A few weeks prior to our trip to Alaska, we had a zoom call with our workshop leader and he described the mudflats at Lake Clark. When I asked him if I should take my ground pod, he said yes. Best advice in the world on this trip. Only used my tripod once but used my ground pod on a daily basis. The mudflats looked just like Bolivar only much larger, better backgrounds and with bears on it.
This first photo is a cell phone shot by our outstanding guide and very good photographer from Silver Salmon Creek Lodge, Dave Rasmus. Mom and her cub were working their way toward us while 3 of our group, along with Dave, were standing up taking photos and I’m the one laying down with my ground pod just shooting away. In this photo, I had already turned my camera vertical so they were getting close @ 500mm, see the 3rd photo below.
This next photo is almost full frame when they were walking towards me.
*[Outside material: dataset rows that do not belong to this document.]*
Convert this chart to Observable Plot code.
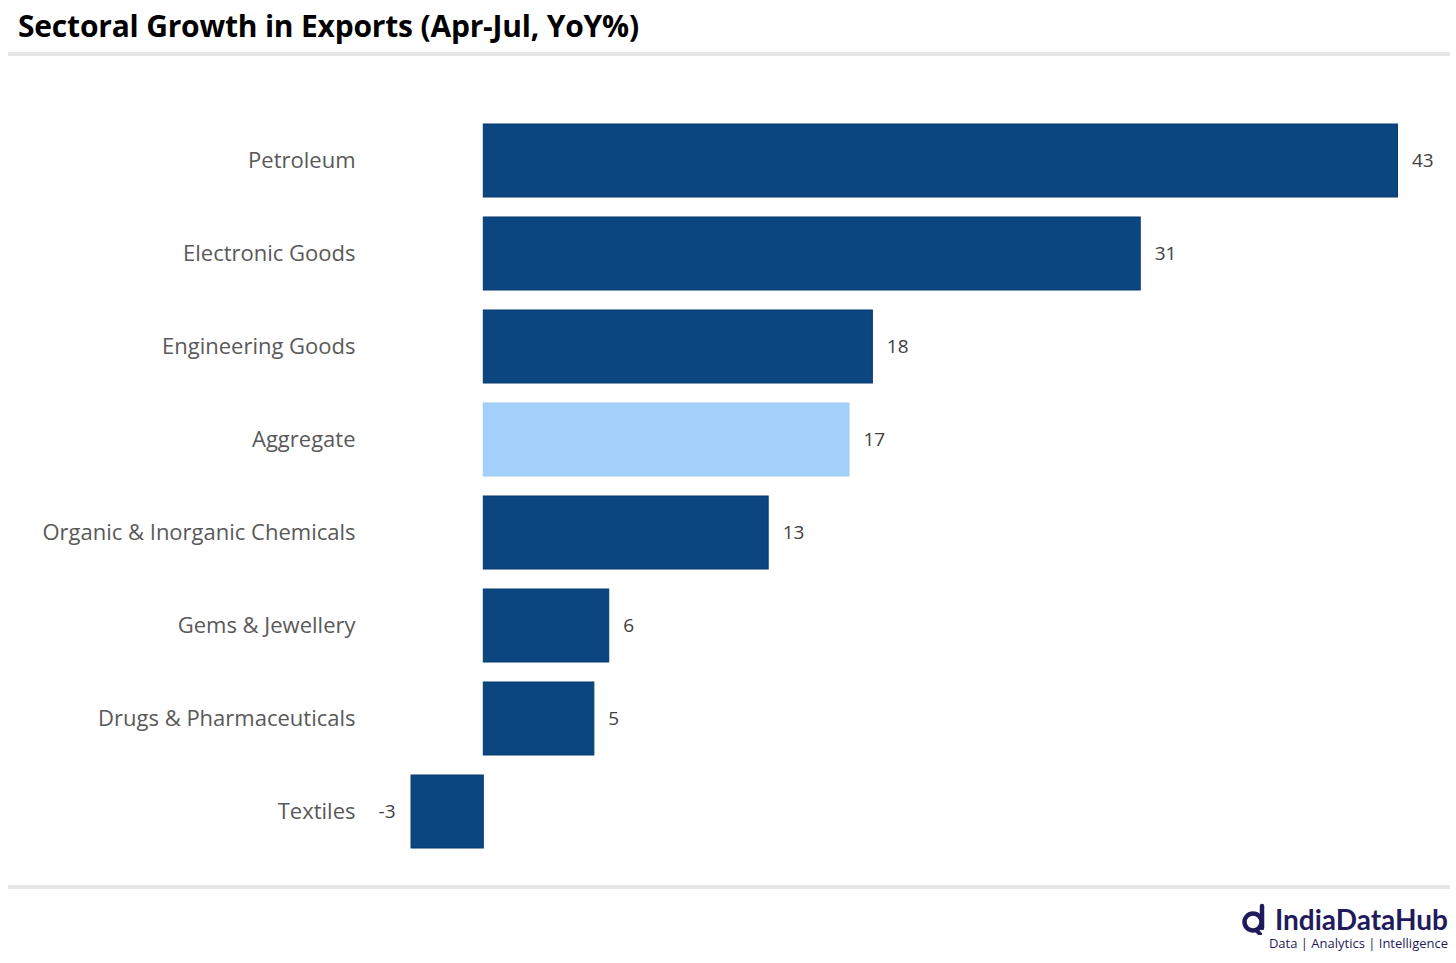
<!DOCTYPE html>
<html lang="en">
<head>
<meta charset="UTF-8">
<script src="https://cdn.jsdelivr.net/npm/d3@7"></script>
<script src="https://cdn.jsdelivr.net/npm/@observablehq/plot@0.6"></script>
<style>
  body { margin: 0; background: #fff; font-family: "Open Sans", sans-serif; }
  #title { height: 52px; padding-left: 18px; font-size: 30px; font-weight: 700; color: #000; line-height: 52px; letter-spacing: -0.2px; }
  .rule { margin: 0 6px 0 8px; height: 4px; background: #e6e6e6; }
  #plot { height: 829px; }
  #logo { position: absolute; right: 8px; top: 903px; text-align: right; color: #1f1b5c; }
  #logo .name { font-family: "Lato", sans-serif; font-weight: 700; font-size: 28px; line-height: 30px; display: flex; align-items: center; justify-content: flex-end; gap: 6px; }
  #logo .tag { font-size: 13px; line-height: 17px; color: #1f1b5c; }
</style>
</head>
<body>
<div id="title">Sectoral Growth in Exports (Apr-Jul, YoY%)</div>
<div class="rule"></div>
<div id="plot"></div>
<div class="rule"></div>
<div id="logo">
  <div class="name"><svg width="28" height="32" viewBox="0 0 28 32"><circle cx="12" cy="19" r="8.5" fill="none" stroke="#1f1b5c" stroke-width="4.5"/><line x1="21" y1="3" x2="21" y2="25" stroke="#1f1b5c" stroke-width="4.5" stroke-linecap="round"/><line x1="15" y1="27" x2="19" y2="31" stroke="#1f1b5c" stroke-width="4" stroke-linecap="round"/></svg>IndiaDataHub</div>
  <div class="tag">Data | Analytics | Intelligence</div>
</div>
<script>
  const sectors = ["Petroleum", "Electronic Goods", "Engineering Goods", "Aggregate",
    "Organic & Inorganic Chemicals", "Gems & Jewellery", "Drugs & Pharmaceuticals", "Textiles"];
  const growth = [43.0, 30.9, 18.3, 17.2, 13.4, 5.9, 5.2, -3.4];

  const rows = sectors.map((s, i) => ({sector: s, value: growth[i]}));
  const label = d => String(Math.round(d.value));

  const plot = Plot.plot({
    width: 1456,
    height: 829,
    marginTop: 48,
    marginBottom: 17,
    marginLeft: 377,
    marginRight: 16,
    style: {fontFamily: "Open Sans, sans-serif", background: "transparent"},
    x: {domain: [-5, 45], axis: null},
    y: {domain: sectors, padding: 0.215, round: false, label: null},
    marks: [
      Plot.barX(rows, {
        x: "value", y: "sector",
        fill: d => d.sector === "Aggregate" ? "#a3d0fb" : "#0b4680",
        stroke: d => d.sector === "Aggregate" ? "#9ccaf5" : "#063a6e",
        strokeWidth: 1
      }),
      Plot.text(rows.filter(d => d.value >= 0), {
        x: "value", y: "sector", text: label,
        textAnchor: "start", dx: 14, fontSize: 19, fill: "#404040"
      }),
      Plot.text(rows.filter(d => d.value < 0), {
        x: "value", y: "sector", text: label,
        textAnchor: "end", dx: -16, fontSize: 19, fill: "#404040"
      }),
      Plot.axisY({tickSize: 0, tickPadding: 22, fontSize: 22, color: "#595959", label: null})
    ]
  });
  document.getElementById("plot").append(plot);
</script>
</body>
</html>
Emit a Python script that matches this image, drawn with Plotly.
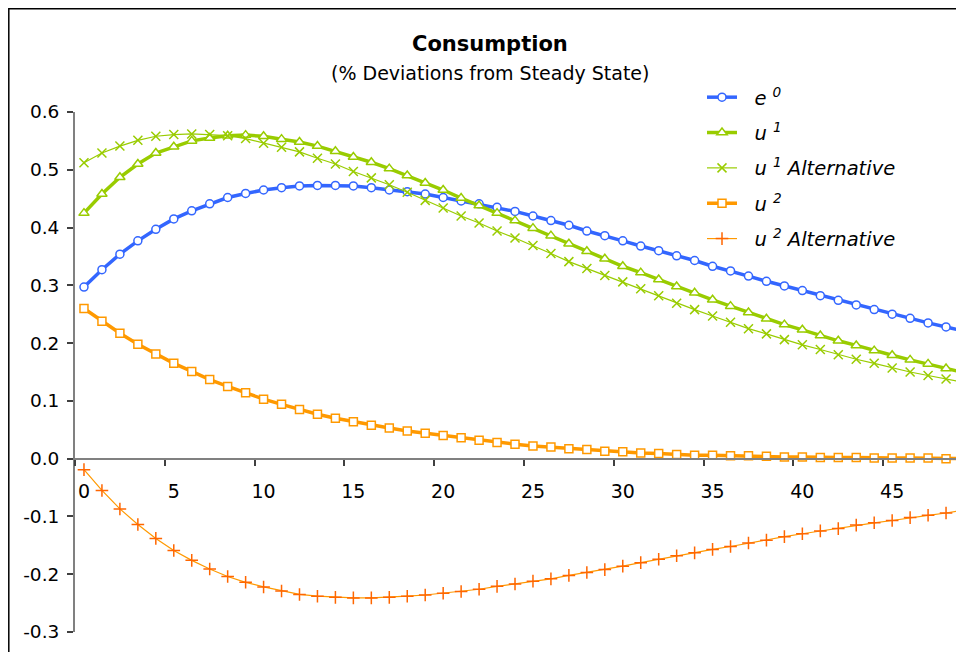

Mom was off to my left but I maintained focus on the cub as he was adorable, although those claws could do some serious damage.
1/1600 @ F11, ISO 1600, evaluative metering, +2/3 exposure compensation, 500mm from ground pod
As he got closer, here is where I rotated my camera on my gimbal head to the vertical position to help try to keep him in the frame. He ended up getting very close before the guide turned him around by talking to him. Mom was a ways away and couldn’t have cared less about us.
1/1600 sec @ F11, ISO 1600, evaluative metering, +1 exposure compensation, 500mm, uncropped from ground pod
Mom later walked by and showed off her claws in this full frame/uncropped photo. Off the charts fantastic experience for sure. Wouldn’t try this anywhere but this location where we had a very experienced guide with bear spray that knows their behavior, the bears are used to people, we aren’t in their food chain, people don’t hunt/harass them.
1/800 sec @ F11, ISO 1600, evaluative metering, +1 exposure compensation, 500mm, uncropped from ground pod
While a photo is supposed to stand on its own to tell a story, I think the backstory really brings home what these photos are all about…being one with nature. Great job.
June 30, 2021 at 7:26 am
That had to be an awesome experience! Thanks for sharing the photos!
June 30, 2021 at 5:50 pm
Thanks Doug! Thousands of photos and thousands of stories to tell from this trip.
June 30, 2021 at 7:05 pm
Thank you very much Lea! I’m still having trouble with wrapping my head around how amazing this adventure was. Really glad that I’ve got photos to document the journey.
June 30, 2021 at 7:07 pm
Absolutely amazing work you do.
Thank you. I’m happy to enjoy your photos and read of your experiences, because I’d be digging myself a hole if I was that close to a bear again. A black/brown bear was unexpectedly next to me when I was age 10, and that was enough! Your photos are beautiful!
July 1, 2021 at 4:32 pm
Thank you very much Diane. Can’t imagine the experience you had. This was a much more controlled experience for sure.
July 3, 2021 at 8:09 am
Wow! That looks awfully close.
July 5, 2021 at 4:41 pm
Thanks Daniel! They were very close at times. Wouldn’t want to try this with any inland grizzly bears, which are not as well fed as the coastal bears and have to be more opportunistic with their food. These bears have plenty of food with the protein enriched grass, clams and salmon so we aren’t in their food chain. Plus they are used to having people around that do not feed them or harass them. Our experienced guide has been doing this for 11 years and can read their behavior and will have us back-out of a situation or use his bear spray if needed. Although, he has never had to use his bear spray.